▼
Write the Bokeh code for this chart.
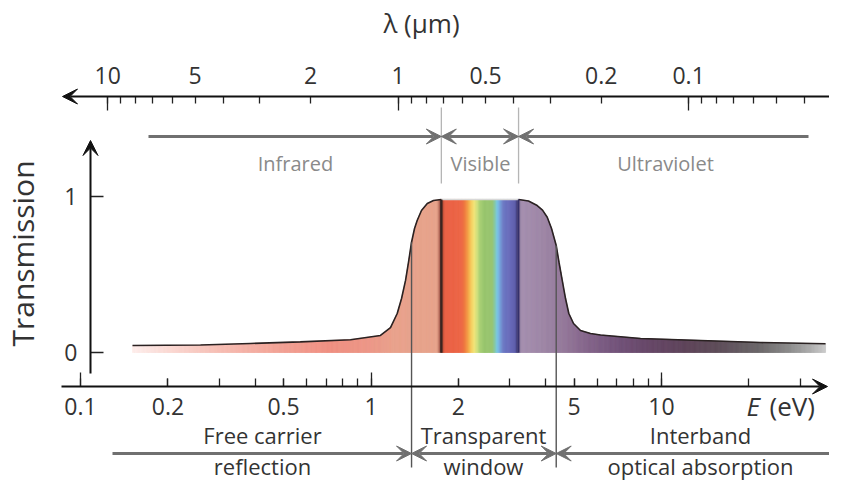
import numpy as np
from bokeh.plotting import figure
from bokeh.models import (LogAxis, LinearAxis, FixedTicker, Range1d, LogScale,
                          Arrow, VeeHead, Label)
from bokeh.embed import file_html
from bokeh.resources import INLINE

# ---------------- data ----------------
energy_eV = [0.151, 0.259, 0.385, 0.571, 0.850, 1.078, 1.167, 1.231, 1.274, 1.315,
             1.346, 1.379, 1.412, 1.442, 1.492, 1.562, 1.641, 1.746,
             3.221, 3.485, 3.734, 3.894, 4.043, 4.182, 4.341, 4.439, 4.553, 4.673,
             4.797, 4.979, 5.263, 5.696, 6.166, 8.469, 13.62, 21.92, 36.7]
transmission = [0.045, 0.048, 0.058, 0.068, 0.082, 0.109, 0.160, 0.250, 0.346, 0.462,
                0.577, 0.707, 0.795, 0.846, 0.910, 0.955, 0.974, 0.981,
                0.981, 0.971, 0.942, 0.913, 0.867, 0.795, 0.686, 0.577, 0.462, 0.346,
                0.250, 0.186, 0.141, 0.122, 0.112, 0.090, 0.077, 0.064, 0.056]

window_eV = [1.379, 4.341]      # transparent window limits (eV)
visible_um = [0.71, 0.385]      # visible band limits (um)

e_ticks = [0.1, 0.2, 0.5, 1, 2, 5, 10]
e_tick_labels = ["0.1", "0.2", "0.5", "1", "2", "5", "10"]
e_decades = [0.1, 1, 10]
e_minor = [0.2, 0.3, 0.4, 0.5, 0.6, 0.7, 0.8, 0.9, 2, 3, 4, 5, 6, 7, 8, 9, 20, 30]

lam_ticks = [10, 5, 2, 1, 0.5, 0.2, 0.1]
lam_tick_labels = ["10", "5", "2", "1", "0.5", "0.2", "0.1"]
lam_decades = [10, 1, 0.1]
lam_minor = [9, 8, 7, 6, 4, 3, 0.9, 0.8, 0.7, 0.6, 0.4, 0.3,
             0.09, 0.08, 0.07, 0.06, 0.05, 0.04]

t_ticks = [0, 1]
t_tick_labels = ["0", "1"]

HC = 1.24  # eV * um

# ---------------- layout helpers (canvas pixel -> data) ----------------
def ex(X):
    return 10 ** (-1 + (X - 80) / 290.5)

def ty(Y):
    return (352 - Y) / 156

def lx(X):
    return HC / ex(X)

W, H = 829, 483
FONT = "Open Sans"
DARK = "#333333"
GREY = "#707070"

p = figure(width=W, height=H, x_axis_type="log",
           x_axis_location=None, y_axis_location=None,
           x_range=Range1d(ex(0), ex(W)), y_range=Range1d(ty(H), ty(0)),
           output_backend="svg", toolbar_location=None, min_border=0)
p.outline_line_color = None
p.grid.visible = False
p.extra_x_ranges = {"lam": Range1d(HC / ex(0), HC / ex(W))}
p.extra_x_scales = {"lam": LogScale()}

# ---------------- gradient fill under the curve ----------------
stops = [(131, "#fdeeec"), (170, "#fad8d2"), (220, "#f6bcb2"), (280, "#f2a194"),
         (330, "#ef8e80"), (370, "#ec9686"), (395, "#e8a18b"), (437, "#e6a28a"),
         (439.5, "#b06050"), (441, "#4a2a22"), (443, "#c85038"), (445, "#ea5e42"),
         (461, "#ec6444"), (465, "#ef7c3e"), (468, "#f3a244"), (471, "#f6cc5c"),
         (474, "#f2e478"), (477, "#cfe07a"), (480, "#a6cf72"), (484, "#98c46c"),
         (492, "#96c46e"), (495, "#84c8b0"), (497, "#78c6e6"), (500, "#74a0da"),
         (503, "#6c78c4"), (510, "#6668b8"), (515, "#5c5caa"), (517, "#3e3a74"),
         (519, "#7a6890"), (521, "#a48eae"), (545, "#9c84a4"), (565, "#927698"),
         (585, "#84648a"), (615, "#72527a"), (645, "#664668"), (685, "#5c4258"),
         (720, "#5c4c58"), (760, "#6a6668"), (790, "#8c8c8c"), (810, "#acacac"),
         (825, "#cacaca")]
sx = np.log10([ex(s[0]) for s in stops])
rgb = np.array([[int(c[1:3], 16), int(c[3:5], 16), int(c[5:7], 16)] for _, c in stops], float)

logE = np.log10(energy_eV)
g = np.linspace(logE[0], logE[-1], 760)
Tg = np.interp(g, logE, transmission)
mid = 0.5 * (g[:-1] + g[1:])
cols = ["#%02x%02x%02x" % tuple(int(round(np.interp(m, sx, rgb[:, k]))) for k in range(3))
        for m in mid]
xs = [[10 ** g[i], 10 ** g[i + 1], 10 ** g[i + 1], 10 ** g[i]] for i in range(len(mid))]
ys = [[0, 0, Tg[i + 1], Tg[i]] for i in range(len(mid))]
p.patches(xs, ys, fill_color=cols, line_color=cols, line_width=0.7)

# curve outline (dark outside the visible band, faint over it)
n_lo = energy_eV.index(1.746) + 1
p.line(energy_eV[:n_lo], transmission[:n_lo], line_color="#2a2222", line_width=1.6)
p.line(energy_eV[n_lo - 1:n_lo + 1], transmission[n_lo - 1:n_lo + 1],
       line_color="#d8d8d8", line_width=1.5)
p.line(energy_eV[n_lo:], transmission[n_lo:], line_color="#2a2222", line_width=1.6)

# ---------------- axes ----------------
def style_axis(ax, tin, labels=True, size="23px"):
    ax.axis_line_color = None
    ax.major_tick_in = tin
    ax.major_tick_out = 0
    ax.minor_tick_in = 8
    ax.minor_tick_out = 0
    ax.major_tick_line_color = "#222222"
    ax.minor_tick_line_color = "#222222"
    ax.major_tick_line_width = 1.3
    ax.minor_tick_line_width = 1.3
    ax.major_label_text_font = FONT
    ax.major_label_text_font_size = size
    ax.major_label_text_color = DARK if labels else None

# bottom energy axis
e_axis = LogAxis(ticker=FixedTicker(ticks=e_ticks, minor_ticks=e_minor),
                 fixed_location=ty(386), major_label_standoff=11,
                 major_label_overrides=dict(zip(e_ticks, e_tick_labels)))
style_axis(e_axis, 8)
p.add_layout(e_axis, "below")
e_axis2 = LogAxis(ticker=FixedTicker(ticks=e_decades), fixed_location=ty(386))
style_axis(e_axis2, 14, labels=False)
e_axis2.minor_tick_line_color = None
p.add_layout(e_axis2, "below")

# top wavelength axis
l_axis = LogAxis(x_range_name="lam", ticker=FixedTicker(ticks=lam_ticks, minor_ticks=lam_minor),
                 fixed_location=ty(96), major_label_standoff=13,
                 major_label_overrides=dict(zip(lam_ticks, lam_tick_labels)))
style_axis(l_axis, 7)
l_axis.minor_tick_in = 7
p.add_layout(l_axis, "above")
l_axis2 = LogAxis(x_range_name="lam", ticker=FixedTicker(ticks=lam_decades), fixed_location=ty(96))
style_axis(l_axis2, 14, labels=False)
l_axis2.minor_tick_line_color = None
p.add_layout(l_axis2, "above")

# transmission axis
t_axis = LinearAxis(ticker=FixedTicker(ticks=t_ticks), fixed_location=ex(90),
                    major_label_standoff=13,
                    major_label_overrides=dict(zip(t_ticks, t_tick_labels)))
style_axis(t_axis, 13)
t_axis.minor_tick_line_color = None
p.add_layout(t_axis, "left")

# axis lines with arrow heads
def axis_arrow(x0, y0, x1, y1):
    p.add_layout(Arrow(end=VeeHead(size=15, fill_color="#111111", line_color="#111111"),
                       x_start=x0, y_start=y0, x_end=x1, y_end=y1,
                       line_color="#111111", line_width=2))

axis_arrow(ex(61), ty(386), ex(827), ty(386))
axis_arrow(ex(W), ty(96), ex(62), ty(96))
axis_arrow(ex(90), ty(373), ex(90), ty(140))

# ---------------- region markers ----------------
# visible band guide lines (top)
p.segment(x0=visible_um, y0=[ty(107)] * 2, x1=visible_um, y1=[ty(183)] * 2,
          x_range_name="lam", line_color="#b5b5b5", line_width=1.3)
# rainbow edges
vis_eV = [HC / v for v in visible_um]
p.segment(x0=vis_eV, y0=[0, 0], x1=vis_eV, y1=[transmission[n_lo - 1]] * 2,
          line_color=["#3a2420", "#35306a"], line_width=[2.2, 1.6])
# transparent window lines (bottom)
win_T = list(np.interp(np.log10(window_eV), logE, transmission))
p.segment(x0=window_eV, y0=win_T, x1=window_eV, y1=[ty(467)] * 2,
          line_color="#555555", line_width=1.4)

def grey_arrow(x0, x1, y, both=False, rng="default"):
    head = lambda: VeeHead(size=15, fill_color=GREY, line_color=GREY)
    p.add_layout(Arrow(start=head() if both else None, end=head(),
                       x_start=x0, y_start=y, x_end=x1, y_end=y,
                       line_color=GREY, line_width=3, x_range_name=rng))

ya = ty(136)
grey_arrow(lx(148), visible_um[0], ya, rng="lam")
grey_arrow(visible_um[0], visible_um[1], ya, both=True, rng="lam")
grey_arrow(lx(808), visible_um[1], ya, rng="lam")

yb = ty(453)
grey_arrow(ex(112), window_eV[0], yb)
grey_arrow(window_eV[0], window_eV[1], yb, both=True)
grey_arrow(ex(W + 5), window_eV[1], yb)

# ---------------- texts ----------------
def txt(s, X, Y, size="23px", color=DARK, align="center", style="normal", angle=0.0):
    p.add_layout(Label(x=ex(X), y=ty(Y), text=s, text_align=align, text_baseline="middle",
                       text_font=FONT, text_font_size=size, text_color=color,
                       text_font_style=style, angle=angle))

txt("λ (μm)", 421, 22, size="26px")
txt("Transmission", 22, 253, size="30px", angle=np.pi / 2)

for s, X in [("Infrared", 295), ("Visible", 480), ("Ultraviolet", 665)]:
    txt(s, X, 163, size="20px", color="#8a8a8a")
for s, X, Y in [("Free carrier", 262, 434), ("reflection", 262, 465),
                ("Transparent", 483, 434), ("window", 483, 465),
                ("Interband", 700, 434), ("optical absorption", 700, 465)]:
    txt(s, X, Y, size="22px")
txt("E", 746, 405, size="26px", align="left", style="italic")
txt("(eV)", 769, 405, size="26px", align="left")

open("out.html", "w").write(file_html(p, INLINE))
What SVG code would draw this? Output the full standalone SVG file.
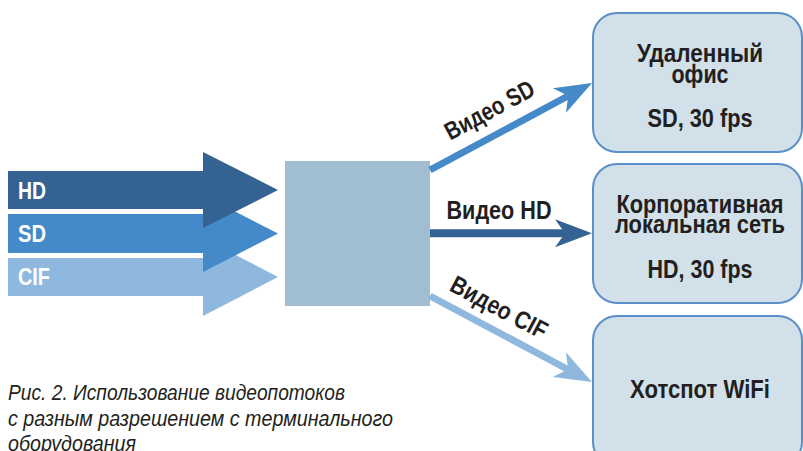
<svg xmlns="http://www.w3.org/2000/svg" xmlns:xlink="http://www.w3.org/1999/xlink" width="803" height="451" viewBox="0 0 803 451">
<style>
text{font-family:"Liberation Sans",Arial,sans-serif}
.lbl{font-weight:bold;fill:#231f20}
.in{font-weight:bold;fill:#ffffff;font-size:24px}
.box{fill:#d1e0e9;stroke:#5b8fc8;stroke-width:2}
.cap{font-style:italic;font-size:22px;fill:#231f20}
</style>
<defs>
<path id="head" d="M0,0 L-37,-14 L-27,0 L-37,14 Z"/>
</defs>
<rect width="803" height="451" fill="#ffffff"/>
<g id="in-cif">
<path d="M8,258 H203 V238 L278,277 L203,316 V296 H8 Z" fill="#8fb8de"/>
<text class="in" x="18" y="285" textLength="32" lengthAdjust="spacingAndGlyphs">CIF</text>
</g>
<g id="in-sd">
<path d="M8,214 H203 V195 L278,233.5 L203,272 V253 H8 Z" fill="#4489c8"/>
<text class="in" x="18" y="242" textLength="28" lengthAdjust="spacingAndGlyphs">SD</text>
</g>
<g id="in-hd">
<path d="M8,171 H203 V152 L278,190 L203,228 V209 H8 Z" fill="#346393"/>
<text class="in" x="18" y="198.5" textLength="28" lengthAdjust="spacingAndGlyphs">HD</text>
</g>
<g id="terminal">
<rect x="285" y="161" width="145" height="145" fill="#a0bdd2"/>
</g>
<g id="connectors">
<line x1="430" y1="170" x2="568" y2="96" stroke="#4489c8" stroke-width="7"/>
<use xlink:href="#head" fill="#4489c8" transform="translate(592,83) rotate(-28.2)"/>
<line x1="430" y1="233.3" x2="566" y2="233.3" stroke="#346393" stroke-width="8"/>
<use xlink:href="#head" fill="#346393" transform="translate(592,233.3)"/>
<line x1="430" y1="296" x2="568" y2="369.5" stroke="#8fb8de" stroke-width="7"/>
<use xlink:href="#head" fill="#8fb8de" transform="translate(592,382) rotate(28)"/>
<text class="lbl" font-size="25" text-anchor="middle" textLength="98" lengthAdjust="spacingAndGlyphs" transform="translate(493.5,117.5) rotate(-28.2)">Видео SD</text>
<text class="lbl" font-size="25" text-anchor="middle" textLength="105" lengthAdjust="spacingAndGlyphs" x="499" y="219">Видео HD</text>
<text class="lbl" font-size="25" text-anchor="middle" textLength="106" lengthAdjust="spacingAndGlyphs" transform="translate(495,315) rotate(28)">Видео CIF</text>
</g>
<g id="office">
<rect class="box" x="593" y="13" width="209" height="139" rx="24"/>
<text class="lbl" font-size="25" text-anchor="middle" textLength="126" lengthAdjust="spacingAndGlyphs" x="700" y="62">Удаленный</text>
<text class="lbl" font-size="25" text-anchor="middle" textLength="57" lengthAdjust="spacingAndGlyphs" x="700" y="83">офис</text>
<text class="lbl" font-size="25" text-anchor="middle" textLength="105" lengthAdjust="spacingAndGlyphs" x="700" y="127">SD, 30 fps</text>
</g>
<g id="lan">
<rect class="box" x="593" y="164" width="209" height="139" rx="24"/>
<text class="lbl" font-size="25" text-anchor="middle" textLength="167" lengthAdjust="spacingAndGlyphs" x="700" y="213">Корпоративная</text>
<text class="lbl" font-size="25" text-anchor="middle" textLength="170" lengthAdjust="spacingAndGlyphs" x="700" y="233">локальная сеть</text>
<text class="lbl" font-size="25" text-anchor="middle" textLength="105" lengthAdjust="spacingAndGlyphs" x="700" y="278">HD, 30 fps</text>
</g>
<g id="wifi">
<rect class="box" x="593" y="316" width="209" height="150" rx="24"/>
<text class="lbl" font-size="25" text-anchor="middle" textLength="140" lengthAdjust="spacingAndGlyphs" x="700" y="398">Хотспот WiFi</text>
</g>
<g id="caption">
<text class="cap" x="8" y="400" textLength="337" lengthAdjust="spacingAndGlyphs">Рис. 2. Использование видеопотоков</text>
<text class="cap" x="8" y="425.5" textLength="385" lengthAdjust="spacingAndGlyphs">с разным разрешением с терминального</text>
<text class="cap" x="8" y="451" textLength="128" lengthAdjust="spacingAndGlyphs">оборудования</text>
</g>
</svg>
▲
The task: Exactly reproduce the run of lines from the start of the listing through the line with "from bokeh.resources import INLINE", inclusive; pictures are not copied.

Full answer:
Write the Bokeh code for this chart.
import numpy as np
from bokeh.plotting import figure
from bokeh.models import (LogAxis, LinearAxis, FixedTicker, Range1d, LogScale,
                          Arrow, VeeHead, Label)
from bokeh.embed import file_html
from bokeh.resources import INLINE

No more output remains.